Without the pictures, return exactly the lines from the one with "Clone this diagram in TikZ." through the one with "(0,0) rectangle (39.08,-22.62);". Both end lines belong in the copy.

> _The records_
--- --- ---

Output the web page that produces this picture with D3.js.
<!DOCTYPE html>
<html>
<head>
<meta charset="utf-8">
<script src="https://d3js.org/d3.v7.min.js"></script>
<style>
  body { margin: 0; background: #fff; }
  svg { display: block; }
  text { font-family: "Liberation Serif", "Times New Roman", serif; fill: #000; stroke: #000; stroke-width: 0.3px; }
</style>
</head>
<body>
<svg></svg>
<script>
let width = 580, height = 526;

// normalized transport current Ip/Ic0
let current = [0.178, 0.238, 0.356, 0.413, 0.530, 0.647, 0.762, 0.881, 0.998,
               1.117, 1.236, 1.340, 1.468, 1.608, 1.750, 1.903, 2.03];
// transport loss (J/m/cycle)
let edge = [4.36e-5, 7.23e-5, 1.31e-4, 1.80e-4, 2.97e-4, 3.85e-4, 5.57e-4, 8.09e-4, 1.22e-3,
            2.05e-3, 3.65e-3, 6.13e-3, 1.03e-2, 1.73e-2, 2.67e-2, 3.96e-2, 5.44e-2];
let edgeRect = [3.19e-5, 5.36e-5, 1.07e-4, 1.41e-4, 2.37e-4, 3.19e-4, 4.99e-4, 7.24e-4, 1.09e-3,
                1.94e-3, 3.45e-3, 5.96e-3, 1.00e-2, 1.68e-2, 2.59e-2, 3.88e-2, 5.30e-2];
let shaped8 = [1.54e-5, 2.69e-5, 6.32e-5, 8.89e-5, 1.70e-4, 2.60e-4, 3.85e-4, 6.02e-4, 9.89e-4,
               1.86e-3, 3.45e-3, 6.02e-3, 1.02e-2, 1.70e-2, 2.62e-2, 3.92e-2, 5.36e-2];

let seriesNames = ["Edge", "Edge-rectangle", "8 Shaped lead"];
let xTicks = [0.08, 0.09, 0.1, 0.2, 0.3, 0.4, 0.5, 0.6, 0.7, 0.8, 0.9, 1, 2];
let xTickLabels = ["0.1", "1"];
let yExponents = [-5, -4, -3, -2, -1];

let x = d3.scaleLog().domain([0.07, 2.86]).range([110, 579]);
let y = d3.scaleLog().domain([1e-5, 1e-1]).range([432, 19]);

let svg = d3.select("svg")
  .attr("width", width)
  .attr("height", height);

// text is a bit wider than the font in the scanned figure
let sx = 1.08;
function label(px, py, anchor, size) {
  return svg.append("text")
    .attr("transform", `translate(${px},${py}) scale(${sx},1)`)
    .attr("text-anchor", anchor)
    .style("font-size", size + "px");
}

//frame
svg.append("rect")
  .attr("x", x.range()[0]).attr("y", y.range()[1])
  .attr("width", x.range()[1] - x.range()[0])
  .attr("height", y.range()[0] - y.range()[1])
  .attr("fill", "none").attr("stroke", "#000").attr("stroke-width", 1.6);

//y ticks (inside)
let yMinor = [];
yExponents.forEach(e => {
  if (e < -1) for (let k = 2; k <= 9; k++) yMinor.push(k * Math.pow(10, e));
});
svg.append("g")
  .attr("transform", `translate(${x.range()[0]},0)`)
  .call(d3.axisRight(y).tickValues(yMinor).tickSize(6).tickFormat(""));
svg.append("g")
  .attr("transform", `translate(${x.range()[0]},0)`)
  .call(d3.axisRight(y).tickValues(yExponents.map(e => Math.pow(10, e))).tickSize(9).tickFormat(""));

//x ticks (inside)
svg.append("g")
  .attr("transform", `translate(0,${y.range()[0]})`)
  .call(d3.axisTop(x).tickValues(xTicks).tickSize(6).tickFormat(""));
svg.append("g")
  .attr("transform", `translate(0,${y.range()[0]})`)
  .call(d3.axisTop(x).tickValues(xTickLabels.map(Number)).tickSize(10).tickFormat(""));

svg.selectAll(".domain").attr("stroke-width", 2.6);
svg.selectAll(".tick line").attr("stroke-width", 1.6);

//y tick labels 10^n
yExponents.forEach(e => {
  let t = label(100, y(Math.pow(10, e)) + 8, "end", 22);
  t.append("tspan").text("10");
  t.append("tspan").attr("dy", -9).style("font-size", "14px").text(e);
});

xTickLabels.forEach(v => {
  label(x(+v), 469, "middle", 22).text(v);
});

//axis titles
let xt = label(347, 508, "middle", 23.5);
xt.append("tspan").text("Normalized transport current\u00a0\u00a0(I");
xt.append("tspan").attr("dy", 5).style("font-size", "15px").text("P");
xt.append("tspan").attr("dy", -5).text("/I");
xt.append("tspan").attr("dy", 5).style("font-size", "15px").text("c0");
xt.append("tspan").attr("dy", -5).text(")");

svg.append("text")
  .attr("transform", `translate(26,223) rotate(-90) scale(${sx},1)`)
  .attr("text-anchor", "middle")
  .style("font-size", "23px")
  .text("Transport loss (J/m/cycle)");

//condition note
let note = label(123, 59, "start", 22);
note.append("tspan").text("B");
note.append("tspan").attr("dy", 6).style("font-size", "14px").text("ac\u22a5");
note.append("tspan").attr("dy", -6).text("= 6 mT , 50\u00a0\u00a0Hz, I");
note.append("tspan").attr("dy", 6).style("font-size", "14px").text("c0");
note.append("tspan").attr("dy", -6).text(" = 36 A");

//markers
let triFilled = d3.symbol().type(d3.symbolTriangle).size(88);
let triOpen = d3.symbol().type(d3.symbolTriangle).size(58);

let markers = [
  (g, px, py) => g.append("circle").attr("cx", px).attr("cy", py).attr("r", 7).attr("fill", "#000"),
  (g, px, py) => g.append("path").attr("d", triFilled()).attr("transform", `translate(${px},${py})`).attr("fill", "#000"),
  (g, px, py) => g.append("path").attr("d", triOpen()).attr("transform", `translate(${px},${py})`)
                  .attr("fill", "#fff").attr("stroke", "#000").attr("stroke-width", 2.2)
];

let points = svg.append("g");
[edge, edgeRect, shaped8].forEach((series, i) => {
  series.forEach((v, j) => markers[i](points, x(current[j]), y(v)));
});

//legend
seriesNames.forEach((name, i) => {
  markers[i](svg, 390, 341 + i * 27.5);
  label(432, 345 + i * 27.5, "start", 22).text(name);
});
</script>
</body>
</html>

--- --- ---

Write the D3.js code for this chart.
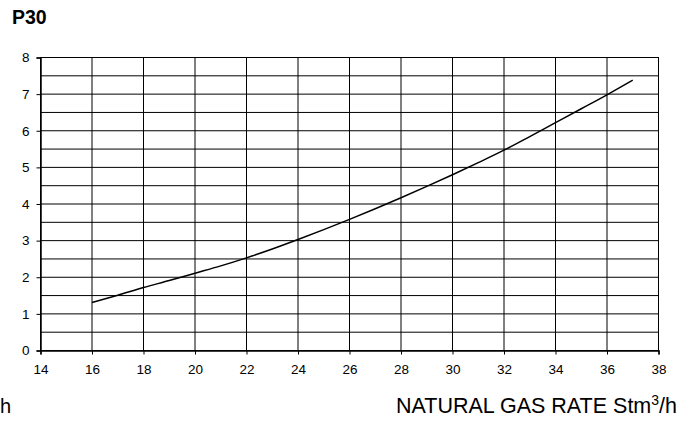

--- --- ---

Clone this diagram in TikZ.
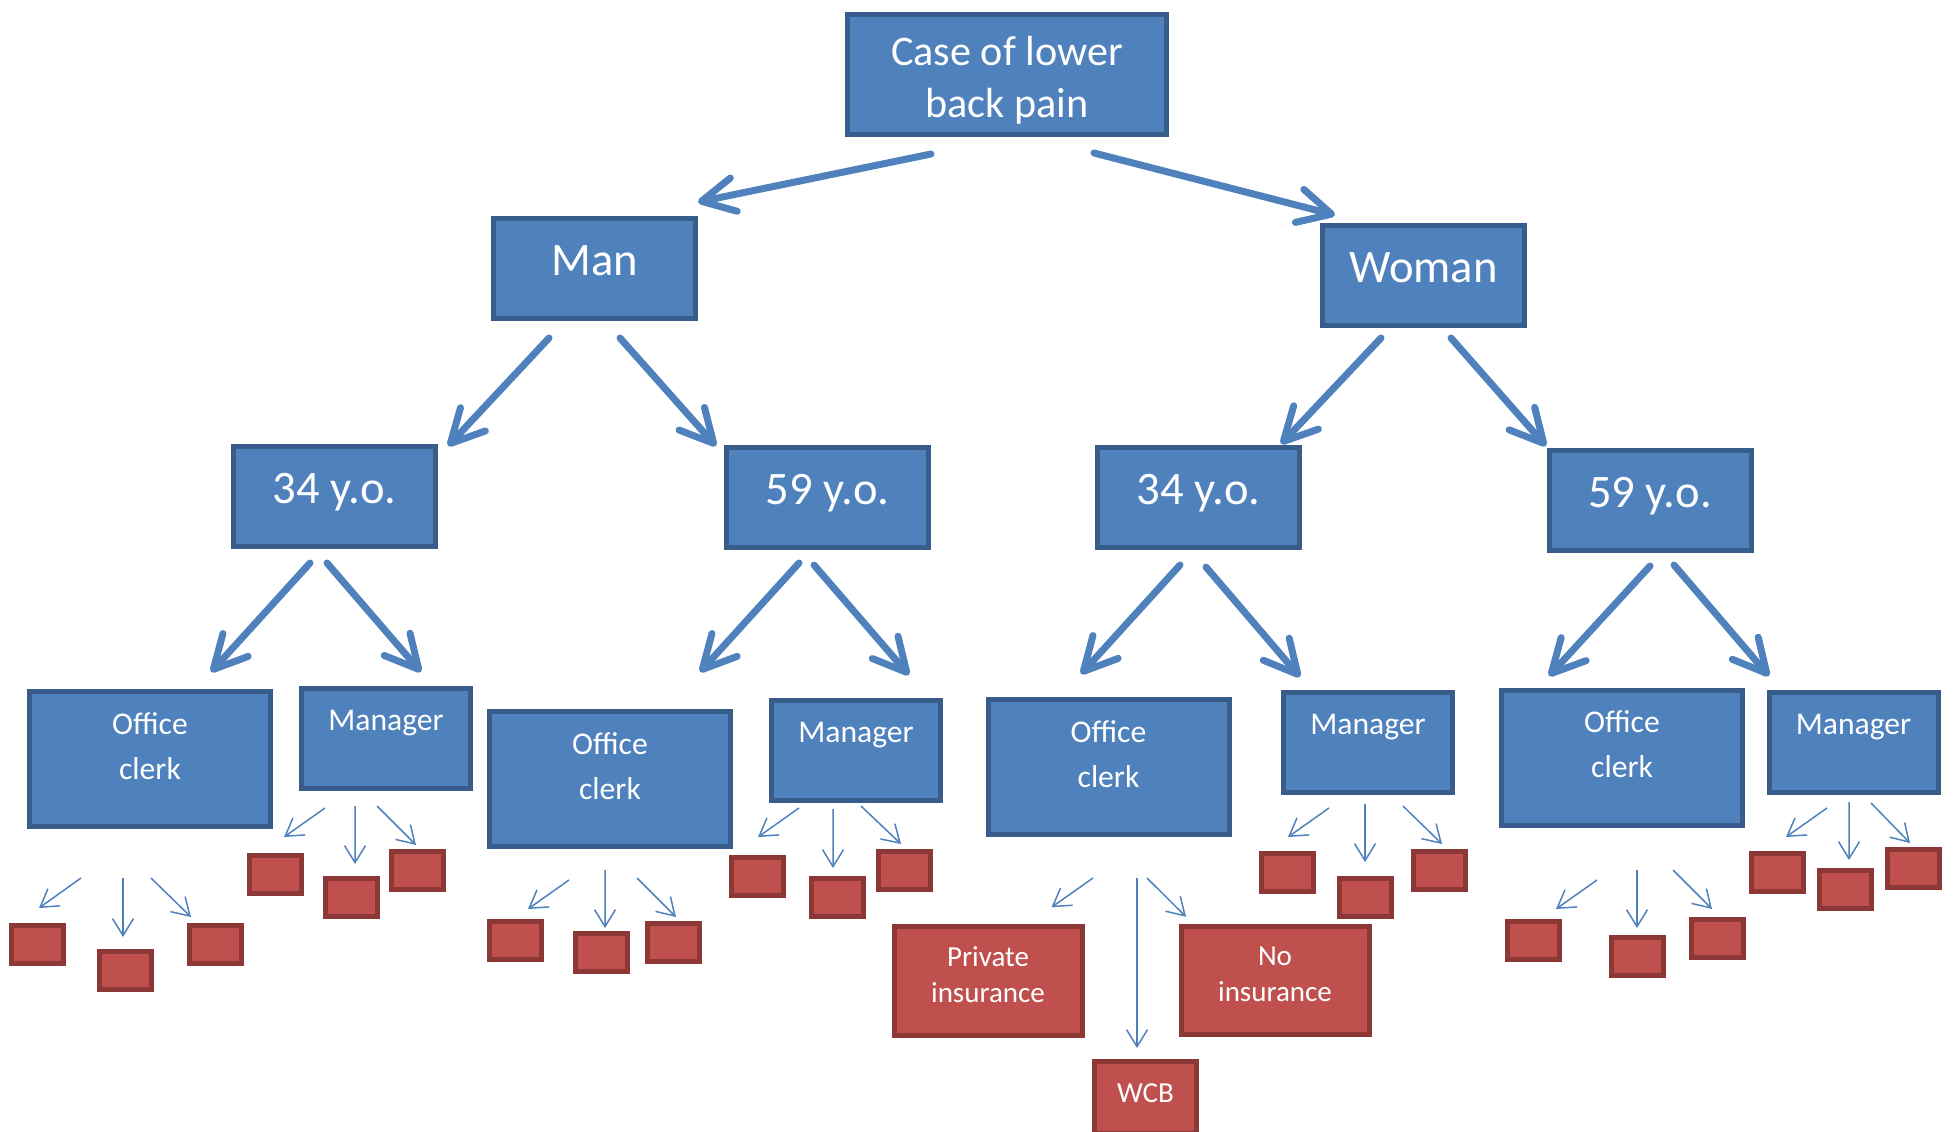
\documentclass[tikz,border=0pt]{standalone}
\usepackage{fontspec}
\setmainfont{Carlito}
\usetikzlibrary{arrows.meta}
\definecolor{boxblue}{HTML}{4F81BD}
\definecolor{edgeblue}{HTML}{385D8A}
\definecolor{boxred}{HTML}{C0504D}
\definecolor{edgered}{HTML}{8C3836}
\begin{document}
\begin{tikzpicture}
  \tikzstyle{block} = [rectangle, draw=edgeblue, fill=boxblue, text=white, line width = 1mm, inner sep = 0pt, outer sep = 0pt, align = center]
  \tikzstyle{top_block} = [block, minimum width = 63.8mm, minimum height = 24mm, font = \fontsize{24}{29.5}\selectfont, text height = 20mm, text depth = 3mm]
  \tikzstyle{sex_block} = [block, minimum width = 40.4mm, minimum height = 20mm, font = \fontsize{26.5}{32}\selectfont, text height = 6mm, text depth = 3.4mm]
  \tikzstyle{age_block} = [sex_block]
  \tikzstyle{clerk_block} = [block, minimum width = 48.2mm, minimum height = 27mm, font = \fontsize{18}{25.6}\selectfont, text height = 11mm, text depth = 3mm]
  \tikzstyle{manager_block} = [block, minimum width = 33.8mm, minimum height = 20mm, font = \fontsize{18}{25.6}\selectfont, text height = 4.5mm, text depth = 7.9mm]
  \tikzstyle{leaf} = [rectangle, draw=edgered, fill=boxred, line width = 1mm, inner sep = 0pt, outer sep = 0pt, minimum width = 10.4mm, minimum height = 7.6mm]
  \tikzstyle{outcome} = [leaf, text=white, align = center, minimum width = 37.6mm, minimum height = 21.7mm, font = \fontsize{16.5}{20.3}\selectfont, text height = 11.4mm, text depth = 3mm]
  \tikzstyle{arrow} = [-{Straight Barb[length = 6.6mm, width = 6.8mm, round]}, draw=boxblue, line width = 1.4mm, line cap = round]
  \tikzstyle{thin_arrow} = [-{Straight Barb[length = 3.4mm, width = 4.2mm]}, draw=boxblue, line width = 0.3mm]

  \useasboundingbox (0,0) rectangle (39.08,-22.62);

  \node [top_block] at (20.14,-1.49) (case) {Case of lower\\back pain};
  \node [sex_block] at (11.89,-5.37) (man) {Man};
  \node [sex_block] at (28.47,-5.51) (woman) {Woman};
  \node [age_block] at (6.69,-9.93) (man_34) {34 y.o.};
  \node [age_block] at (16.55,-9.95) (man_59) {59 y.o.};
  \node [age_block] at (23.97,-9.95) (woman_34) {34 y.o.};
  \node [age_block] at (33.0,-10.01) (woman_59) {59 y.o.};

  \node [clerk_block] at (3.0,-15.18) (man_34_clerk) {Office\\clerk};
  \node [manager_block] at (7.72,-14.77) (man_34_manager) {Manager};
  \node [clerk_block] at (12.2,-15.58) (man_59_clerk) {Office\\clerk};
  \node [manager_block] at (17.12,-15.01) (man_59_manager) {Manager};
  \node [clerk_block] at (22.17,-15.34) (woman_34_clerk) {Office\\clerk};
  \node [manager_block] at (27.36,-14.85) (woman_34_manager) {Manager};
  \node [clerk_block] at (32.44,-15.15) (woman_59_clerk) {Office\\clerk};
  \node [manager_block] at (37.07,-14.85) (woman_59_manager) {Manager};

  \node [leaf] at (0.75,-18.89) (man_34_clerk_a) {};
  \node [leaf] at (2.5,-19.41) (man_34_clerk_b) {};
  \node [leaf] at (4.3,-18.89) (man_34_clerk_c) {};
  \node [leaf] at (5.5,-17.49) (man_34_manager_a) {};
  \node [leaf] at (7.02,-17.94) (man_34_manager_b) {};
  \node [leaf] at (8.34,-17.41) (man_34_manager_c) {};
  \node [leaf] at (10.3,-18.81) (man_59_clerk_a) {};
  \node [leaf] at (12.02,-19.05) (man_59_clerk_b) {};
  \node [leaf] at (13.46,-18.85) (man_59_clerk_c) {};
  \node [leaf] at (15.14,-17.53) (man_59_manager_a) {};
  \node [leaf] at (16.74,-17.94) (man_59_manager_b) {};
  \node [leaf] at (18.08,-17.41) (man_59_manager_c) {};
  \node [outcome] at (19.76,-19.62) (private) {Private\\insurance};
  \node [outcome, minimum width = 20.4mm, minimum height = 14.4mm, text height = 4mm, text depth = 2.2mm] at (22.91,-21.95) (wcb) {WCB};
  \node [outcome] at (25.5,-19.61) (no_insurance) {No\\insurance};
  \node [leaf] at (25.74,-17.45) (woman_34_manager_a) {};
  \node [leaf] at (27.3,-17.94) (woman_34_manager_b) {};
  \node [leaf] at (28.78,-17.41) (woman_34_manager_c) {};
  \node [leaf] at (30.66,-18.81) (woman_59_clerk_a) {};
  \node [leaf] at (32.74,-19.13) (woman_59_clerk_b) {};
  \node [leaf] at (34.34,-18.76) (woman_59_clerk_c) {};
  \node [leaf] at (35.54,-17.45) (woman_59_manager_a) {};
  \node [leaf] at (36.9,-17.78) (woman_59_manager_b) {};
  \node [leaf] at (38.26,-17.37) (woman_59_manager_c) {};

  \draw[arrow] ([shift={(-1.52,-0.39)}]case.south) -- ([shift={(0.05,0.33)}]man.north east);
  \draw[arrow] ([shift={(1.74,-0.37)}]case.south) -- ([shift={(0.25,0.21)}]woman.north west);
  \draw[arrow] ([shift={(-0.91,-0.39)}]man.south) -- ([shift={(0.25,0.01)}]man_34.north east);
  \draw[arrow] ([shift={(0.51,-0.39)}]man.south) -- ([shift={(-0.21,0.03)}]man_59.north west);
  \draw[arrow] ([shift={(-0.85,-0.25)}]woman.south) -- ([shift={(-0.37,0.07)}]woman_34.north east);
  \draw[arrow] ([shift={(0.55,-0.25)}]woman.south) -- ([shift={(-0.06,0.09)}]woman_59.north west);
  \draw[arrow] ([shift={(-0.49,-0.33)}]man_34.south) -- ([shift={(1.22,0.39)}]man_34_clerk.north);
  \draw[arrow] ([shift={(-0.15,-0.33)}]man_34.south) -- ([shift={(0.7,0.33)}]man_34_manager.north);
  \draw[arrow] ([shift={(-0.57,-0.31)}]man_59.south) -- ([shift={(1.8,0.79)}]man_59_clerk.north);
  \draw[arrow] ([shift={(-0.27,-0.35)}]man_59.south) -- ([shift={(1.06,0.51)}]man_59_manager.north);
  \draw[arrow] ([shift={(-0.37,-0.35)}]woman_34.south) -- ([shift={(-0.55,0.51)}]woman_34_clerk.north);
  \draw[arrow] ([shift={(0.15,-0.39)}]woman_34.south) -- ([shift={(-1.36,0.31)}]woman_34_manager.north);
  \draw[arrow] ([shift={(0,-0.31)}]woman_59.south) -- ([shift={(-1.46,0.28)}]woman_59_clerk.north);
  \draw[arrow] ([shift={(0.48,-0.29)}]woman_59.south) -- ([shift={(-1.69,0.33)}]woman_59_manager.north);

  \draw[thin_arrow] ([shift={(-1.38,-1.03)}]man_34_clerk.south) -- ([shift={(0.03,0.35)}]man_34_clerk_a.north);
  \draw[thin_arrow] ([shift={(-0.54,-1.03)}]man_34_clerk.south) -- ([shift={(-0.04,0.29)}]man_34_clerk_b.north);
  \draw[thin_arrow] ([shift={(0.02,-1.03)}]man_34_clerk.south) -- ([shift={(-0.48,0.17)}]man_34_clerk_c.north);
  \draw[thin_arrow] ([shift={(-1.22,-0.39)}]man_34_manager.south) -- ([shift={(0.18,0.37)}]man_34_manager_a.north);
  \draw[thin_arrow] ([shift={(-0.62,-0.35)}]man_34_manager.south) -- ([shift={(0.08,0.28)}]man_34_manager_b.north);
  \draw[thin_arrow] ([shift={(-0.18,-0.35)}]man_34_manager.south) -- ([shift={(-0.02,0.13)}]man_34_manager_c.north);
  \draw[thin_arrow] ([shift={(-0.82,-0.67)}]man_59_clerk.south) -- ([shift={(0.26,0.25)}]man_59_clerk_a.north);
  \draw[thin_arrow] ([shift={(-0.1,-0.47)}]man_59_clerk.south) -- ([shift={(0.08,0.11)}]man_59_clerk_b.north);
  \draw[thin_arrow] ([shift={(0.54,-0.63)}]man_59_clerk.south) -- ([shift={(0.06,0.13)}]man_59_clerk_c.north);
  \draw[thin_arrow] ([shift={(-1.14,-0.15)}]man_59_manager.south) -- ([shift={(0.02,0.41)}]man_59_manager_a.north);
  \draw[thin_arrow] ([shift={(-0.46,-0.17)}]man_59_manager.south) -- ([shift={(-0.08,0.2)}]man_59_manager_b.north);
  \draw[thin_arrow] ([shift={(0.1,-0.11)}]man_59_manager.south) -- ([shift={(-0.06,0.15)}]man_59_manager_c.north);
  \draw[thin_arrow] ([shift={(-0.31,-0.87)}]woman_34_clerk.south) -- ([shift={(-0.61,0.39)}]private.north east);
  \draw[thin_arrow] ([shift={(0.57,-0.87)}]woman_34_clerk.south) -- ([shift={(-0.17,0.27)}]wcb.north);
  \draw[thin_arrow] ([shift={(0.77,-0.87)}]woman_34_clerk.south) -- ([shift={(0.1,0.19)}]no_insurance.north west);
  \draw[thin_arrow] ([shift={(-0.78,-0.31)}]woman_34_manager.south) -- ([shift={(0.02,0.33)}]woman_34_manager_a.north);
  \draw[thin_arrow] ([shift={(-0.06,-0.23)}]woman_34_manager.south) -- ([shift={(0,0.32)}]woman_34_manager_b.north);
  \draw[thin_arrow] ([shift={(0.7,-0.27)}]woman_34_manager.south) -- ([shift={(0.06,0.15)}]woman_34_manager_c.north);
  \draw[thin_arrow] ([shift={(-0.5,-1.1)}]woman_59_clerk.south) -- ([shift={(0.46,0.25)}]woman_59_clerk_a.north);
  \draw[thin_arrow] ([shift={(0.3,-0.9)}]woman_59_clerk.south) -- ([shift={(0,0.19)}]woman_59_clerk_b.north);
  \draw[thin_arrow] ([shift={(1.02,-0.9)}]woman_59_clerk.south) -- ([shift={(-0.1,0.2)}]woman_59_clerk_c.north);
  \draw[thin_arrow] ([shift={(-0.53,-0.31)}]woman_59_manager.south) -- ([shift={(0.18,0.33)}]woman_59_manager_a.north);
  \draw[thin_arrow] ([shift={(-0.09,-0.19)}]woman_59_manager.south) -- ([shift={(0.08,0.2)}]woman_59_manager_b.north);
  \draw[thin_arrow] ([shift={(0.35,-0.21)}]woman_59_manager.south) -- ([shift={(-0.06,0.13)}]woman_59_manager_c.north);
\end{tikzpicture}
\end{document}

--- --- ---

> _Expected answer_
Clone this diagram in TikZ.
\documentclass[tikz,border=0pt]{standalone}
\usepackage{fontspec}
\setmainfont{Carlito}
\usetikzlibrary{arrows.meta}
\definecolor{boxblue}{HTML}{4F81BD}
\definecolor{edgeblue}{HTML}{385D8A}
\definecolor{boxred}{HTML}{C0504D}
\definecolor{edgered}{HTML}{8C3836}
\begin{document}
\begin{tikzpicture}
  \tikzstyle{block} = [rectangle, draw=edgeblue, fill=boxblue, text=white, line width = 1mm, inner sep = 0pt, outer sep = 0pt, align = center]
  \tikzstyle{top_block} = [block, minimum width = 63.8mm, minimum height = 24mm, font = \fontsize{24}{29.5}\selectfont, text height = 20mm, text depth = 3mm]
  \tikzstyle{sex_block} = [block, minimum width = 40.4mm, minimum height = 20mm, font = \fontsize{26.5}{32}\selectfont, text height = 6mm, text depth = 3.4mm]
  \tikzstyle{age_block} = [sex_block]
  \tikzstyle{clerk_block} = [block, minimum width = 48.2mm, minimum height = 27mm, font = \fontsize{18}{25.6}\selectfont, text height = 11mm, text depth = 3mm]
  \tikzstyle{manager_block} = [block, minimum width = 33.8mm, minimum height = 20mm, font = \fontsize{18}{25.6}\selectfont, text height = 4.5mm, text depth = 7.9mm]
  \tikzstyle{leaf} = [rectangle, draw=edgered, fill=boxred, line width = 1mm, inner sep = 0pt, outer sep = 0pt, minimum width = 10.4mm, minimum height = 7.6mm]
  \tikzstyle{outcome} = [leaf, text=white, align = center, minimum width = 37.6mm, minimum height = 21.7mm, font = \fontsize{16.5}{20.3}\selectfont, text height = 11.4mm, text depth = 3mm]
  \tikzstyle{arrow} = [-{Straight Barb[length = 6.6mm, width = 6.8mm, round]}, draw=boxblue, line width = 1.4mm, line cap = round]
  \tikzstyle{thin_arrow} = [-{Straight Barb[length = 3.4mm, width = 4.2mm]}, draw=boxblue, line width = 0.3mm]

  \useasboundingbox (0,0) rectangle (39.08,-22.62);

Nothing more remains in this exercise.